## [DATA SECTION]
------------------------
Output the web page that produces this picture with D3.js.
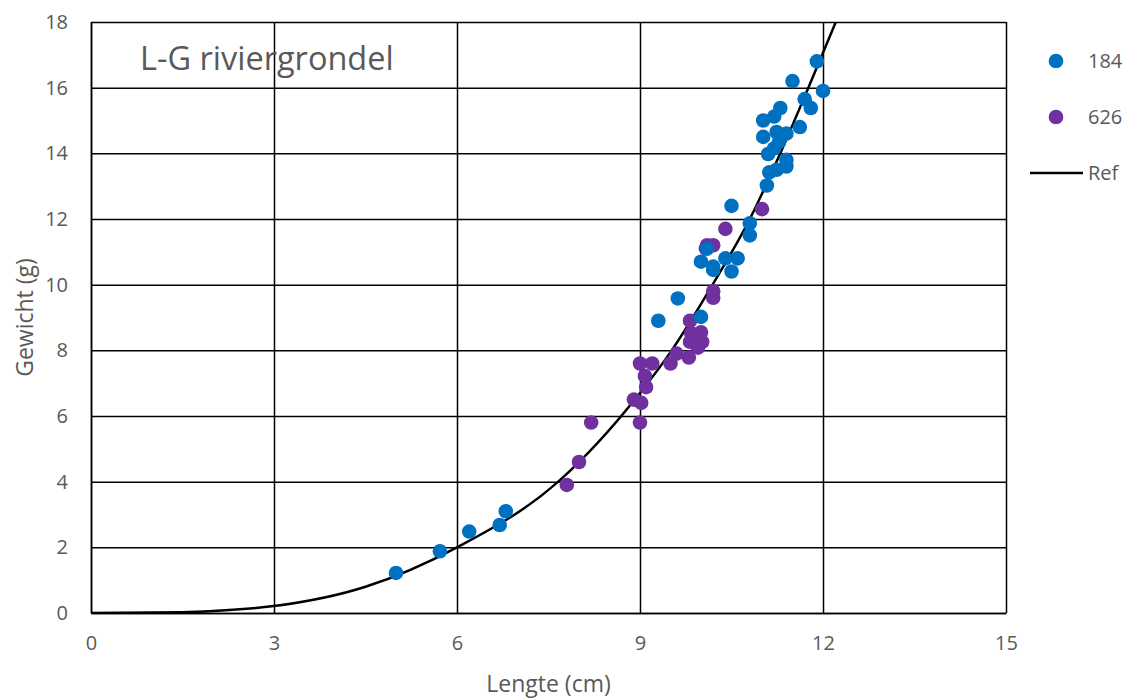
<!DOCTYPE html>
<html>
<head>
<meta charset="utf-8">
<script src="https://cdn.jsdelivr.net/npm/d3@7"></script>
<style>
  body { margin: 0; background: #fff; }
  text { font-family: "Open Sans", sans-serif; fill: #595959; }
</style>
</head>
<body>
<div id="chart"></div>
<script>
// length (cm) / weight (g) of the 184 sample
var len184 = [5.0, 5.72, 6.2, 6.7, 6.8, 9.3, 9.62, 10.0, 10.0, 10.2, 10.2, 10.4, 10.6, 10.5, 10.1,
    10.5, 10.8, 10.8, 11.08, 11.12, 11.24, 11.4, 11.4, 11.1, 11.2, 11.28, 11.02, 11.24, 11.4, 11.62,
    11.02, 11.2, 11.3, 11.7, 11.8, 11.5, 12.0, 11.9];
var gew184 = [1.22, 1.88, 2.48, 2.68, 3.1, 8.9, 9.58, 9.02, 10.7, 10.45, 10.55, 10.8, 10.8, 10.4, 11.1,
    12.4, 11.87, 11.5, 13.02, 13.42, 13.5, 13.6, 13.8, 13.98, 14.15, 14.35, 14.5, 14.65, 14.6, 14.8,
    15.0, 15.12, 15.38, 15.65, 15.38, 16.2, 15.9, 16.8];

// the 626 sample
var len626 = [7.8, 8.0, 8.2, 9.0, 8.9, 9.02, 9.1, 9.08, 9.0, 9.2, 9.5, 9.6, 9.8, 9.95, 10.02, 9.82,
    9.84, 10.0, 9.82, 10.2, 10.2, 10.08, 10.1, 10.2, 10.4, 11.0];
var gew626 = [3.9, 4.6, 5.8, 5.8, 6.5, 6.4, 6.88, 7.22, 7.6, 7.6, 7.6, 7.9, 7.78, 8.08, 8.26, 8.26,
    8.52, 8.55, 8.9, 9.6, 9.8, 11.1, 11.2, 11.2, 11.7, 12.3];

// reference curve
var refLen = [0, 1.5, 2, 3, 4.5, 6, 7.66, 9, 9.52, 10.19, 10.8, 11.3, 11.76, 12.21];
var refGew = [0, 0.025, 0.06, 0.21, 0.8, 2.0, 4.0, 6.7, 8, 10, 12, 14, 16, 18];

var xTicks = [0, 3, 6, 9, 12, 15];
var yTicks = [0, 2, 4, 6, 8, 10, 12, 14, 16, 18];

var margin = {top: 22, right: 125, bottom: 87, left: 91};
var width = 1131 - margin.left - margin.right;
var height = 700 - margin.top - margin.bottom;

var svg = d3.select("#chart").append("svg")
    .attr("width", 1131)
    .attr("height", 700);

var g = svg.append("g")
    .attr("transform", "translate(" + margin.left + "," + margin.top + ")");

var x_scale = d3.scaleLinear().domain([0, 15]).range([0, width]);
var y_scale = d3.scaleLinear().domain([0, 18]).range([height, 0]);

// gridlines + labels
var xAxis = g.append("g")
    .attr("transform", "translate(0," + height + ")")
    .call(d3.axisBottom(x_scale).tickValues(xTicks).tickSizeInner(-height).tickSizeOuter(0).tickPadding(23));
var yAxis = g.append("g")
    .call(d3.axisLeft(y_scale).tickValues(yTicks).tickSizeInner(-width).tickSizeOuter(0).tickPadding(23));

[xAxis, yAxis].forEach(function(a) {
    a.selectAll("line").attr("stroke", "#000").attr("stroke-width", 1.5);
    a.select(".domain").attr("stroke", "#000").attr("stroke-width", 1.5);
    a.selectAll("text").style("font-size", "20px").attr("fill", "#595959")
        .style("font-family", "'Open Sans', sans-serif");
});

// reference line
var refData = refLen.map(function(d, i) { return [d, refGew[i]]; });
g.append("clipPath").attr("id", "clip")
    .append("rect").attr("width", width).attr("height", height);
g.append("path")
    .datum(refData)
    .attr("clip-path", "url(#clip)")
    .attr("fill", "none")
    .attr("stroke", "#000")
    .attr("stroke-width", 2.5)
    .attr("d", d3.line()
        .curve(d3.curveMonotoneX)
        .x(function(d) { return x_scale(d[0]); })
        .y(function(d) { return y_scale(d[1]); }));

// the two samples
function drawDots(lens, gews, colour) {
    g.selectAll(null)
        .data(lens.map(function(d, i) { return [d, gews[i]]; }))
        .enter().append("circle")
        .attr("cx", function(d) { return x_scale(d[0]); })
        .attr("cy", function(d) { return y_scale(d[1]); })
        .attr("r", 7.3)
        .attr("fill", colour);
}
drawDots(len626, gew626, "#7030A0");
drawDots(len184, gew184, "#0070C0");

// title inside plot
g.append("text")
    .attr("x", 49)
    .attr("y", 48)
    .style("font-size", "32.5px")
    .text("L-G riviergrondel");

// axis titles
svg.append("text")
    .attr("x", margin.left + width / 2)
    .attr("y", 692)
    .attr("text-anchor", "middle")
    .style("font-size", "23px")
    .text("Lengte (cm)");

svg.append("text")
    .attr("text-anchor", "middle")
    .attr("transform", "translate(33," + (margin.top + height / 2) + ")rotate(-90)")
    .style("font-size", "23px")
    .text("Gewicht (g)");

// legend
var legend = svg.append("g");
legend.append("circle").attr("cx", 1056).attr("cy", 61).attr("r", 7.3).attr("fill", "#0070C0");
legend.append("text").attr("x", 1088).attr("y", 68).style("font-size", "20px").text("184");
legend.append("circle").attr("cx", 1056).attr("cy", 117).attr("r", 7.3).attr("fill", "#7030A0");
legend.append("text").attr("x", 1088).attr("y", 124).style("font-size", "20px").text("626");
legend.append("line").attr("x1", 1030).attr("x2", 1083).attr("y1", 173).attr("y2", 173)
    .attr("stroke", "#000").attr("stroke-width", 2.5);
legend.append("text").attr("x", 1088).attr("y", 180).style("font-size", "20px").text("Ref");
</script>
</body>
</html>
------------------------
## [SHORT TASK]
Retype each line of the listing above word for word. Exclude the pictures.

## [THE REPLY]
Output the web page that produces this picture with D3.js.
<!DOCTYPE html>
<html>
<head>
<meta charset="utf-8">
<script src="https://cdn.jsdelivr.net/npm/d3@7"></script>
<style>
  body { margin: 0; background: #fff; }
  text { font-family: "Open Sans", sans-serif; fill: #595959; }
</style>
</head>
<body>
<div id="chart"></div>
<script>
// length (cm) / weight (g) of the 184 sample
var len184 = [5.0, 5.72, 6.2, 6.7, 6.8, 9.3, 9.62, 10.0, 10.0, 10.2, 10.2, 10.4, 10.6, 10.5, 10.1,
    10.5, 10.8, 10.8, 11.08, 11.12, 11.24, 11.4, 11.4, 11.1, 11.2, 11.28, 11.02, 11.24, 11.4, 11.62,
    11.02, 11.2, 11.3, 11.7, 11.8, 11.5, 12.0, 11.9];
var gew184 = [1.22, 1.88, 2.48, 2.68, 3.1, 8.9, 9.58, 9.02, 10.7, 10.45, 10.55, 10.8, 10.8, 10.4, 11.1,
    12.4, 11.87, 11.5, 13.02, 13.42, 13.5, 13.6, 13.8, 13.98, 14.15, 14.35, 14.5, 14.65, 14.6, 14.8,
    15.0, 15.12, 15.38, 15.65, 15.38, 16.2, 15.9, 16.8];

// the 626 sample
var len626 = [7.8, 8.0, 8.2, 9.0, 8.9, 9.02, 9.1, 9.08, 9.0, 9.2, 9.5, 9.6, 9.8, 9.95, 10.02, 9.82,
    9.84, 10.0, 9.82, 10.2, 10.2, 10.08, 10.1, 10.2, 10.4, 11.0];
var gew626 = [3.9, 4.6, 5.8, 5.8, 6.5, 6.4, 6.88, 7.22, 7.6, 7.6, 7.6, 7.9, 7.78, 8.08, 8.26, 8.26,
    8.52, 8.55, 8.9, 9.6, 9.8, 11.1, 11.2, 11.2, 11.7, 12.3];

// reference curve
var refLen = [0, 1.5, 2, 3, 4.5, 6, 7.66, 9, 9.52, 10.19, 10.8, 11.3, 11.76, 12.21];
var refGew = [0, 0.025, 0.06, 0.21, 0.8, 2.0, 4.0, 6.7, 8, 10, 12, 14, 16, 18];

var xTicks = [0, 3, 6, 9, 12, 15];
var yTicks = [0, 2, 4, 6, 8, 10, 12, 14, 16, 18];

var margin = {top: 22, right: 125, bottom: 87, left: 91};
var width = 1131 - margin.left - margin.right;
var height = 700 - margin.top - margin.bottom;

var svg = d3.select("#chart").append("svg")
    .attr("width", 1131)
    .attr("height", 700);

var g = svg.append("g")
    .attr("transform", "translate(" + margin.left + "," + margin.top + ")");

var x_scale = d3.scaleLinear().domain([0, 15]).range([0, width]);
var y_scale = d3.scaleLinear().domain([0, 18]).range([height, 0]);

// gridlines + labels
var xAxis = g.append("g")
    .attr("transform", "translate(0," + height + ")")
    .call(d3.axisBottom(x_scale).tickValues(xTicks).tickSizeInner(-height).tickSizeOuter(0).tickPadding(23));
var yAxis = g.append("g")
    .call(d3.axisLeft(y_scale).tickValues(yTicks).tickSizeInner(-width).tickSizeOuter(0).tickPadding(23));

[xAxis, yAxis].forEach(function(a) {
    a.selectAll("line").attr("stroke", "#000").attr("stroke-width", 1.5);
    a.select(".domain").attr("stroke", "#000").attr("stroke-width", 1.5);
    a.selectAll("text").style("font-size", "20px").attr("fill", "#595959")
        .style("font-family", "'Open Sans', sans-serif");
});

// reference line
var refData = refLen.map(function(d, i) { return [d, refGew[i]]; });
g.append("clipPath").attr("id", "clip")
    .append("rect").attr("width", width).attr("height", height);
g.append("path")
    .datum(refData)
    .attr("clip-path", "url(#clip)")
    .attr("fill", "none")
    .attr("stroke", "#000")
    .attr("stroke-width", 2.5)
    .attr("d", d3.line()
        .curve(d3.curveMonotoneX)
        .x(function(d) { return x_scale(d[0]); })
        .y(function(d) { return y_scale(d[1]); }));

// the two samples
function drawDots(lens, gews, colour) {
    g.selectAll(null)
        .data(lens.map(function(d, i) { return [d, gews[i]]; }))
        .enter().append("circle")
        .attr("cx", function(d) { return x_scale(d[0]); })
        .attr("cy", function(d) { return y_scale(d[1]); })
        .attr("r", 7.3)
        .attr("fill", colour);
}
drawDots(len626, gew626, "#7030A0");
drawDots(len184, gew184, "#0070C0");

// title inside plot
g.append("text")
    .attr("x", 49)
    .attr("y", 48)
    .style("font-size", "32.5px")
    .text("L-G riviergrondel");

// axis titles
svg.append("text")
    .attr("x", margin.left + width / 2)
    .attr("y", 692)
    .attr("text-anchor", "middle")
    .style("font-size", "23px")
    .text("Lengte (cm)");

svg.append("text")
    .attr("text-anchor", "middle")
    .attr("transform", "translate(33," + (margin.top + height / 2) + ")rotate(-90)")
    .style("font-size", "23px")
    .text("Gewicht (g)");

// legend
var legend = svg.append("g");
legend.append("circle").attr("cx", 1056).attr("cy", 61).attr("r", 7.3).attr("fill", "#0070C0");
legend.append("text").attr("x", 1088).attr("y", 68).style("font-size", "20px").text("184");
legend.append("circle").attr("cx", 1056).attr("cy", 117).attr("r", 7.3).attr("fill", "#7030A0");
legend.append("text").attr("x", 1088).attr("y", 124).style("font-size", "20px").text("626");
legend.append("line").attr("x1", 1030).attr("x2", 1083).attr("y1", 173).attr("y2", 173)
    .attr("stroke", "#000").attr("stroke-width", 2.5);
legend.append("text").attr("x", 1088).attr("y", 180).style("font-size", "20px").text("Ref");
</script>
</body>
</html>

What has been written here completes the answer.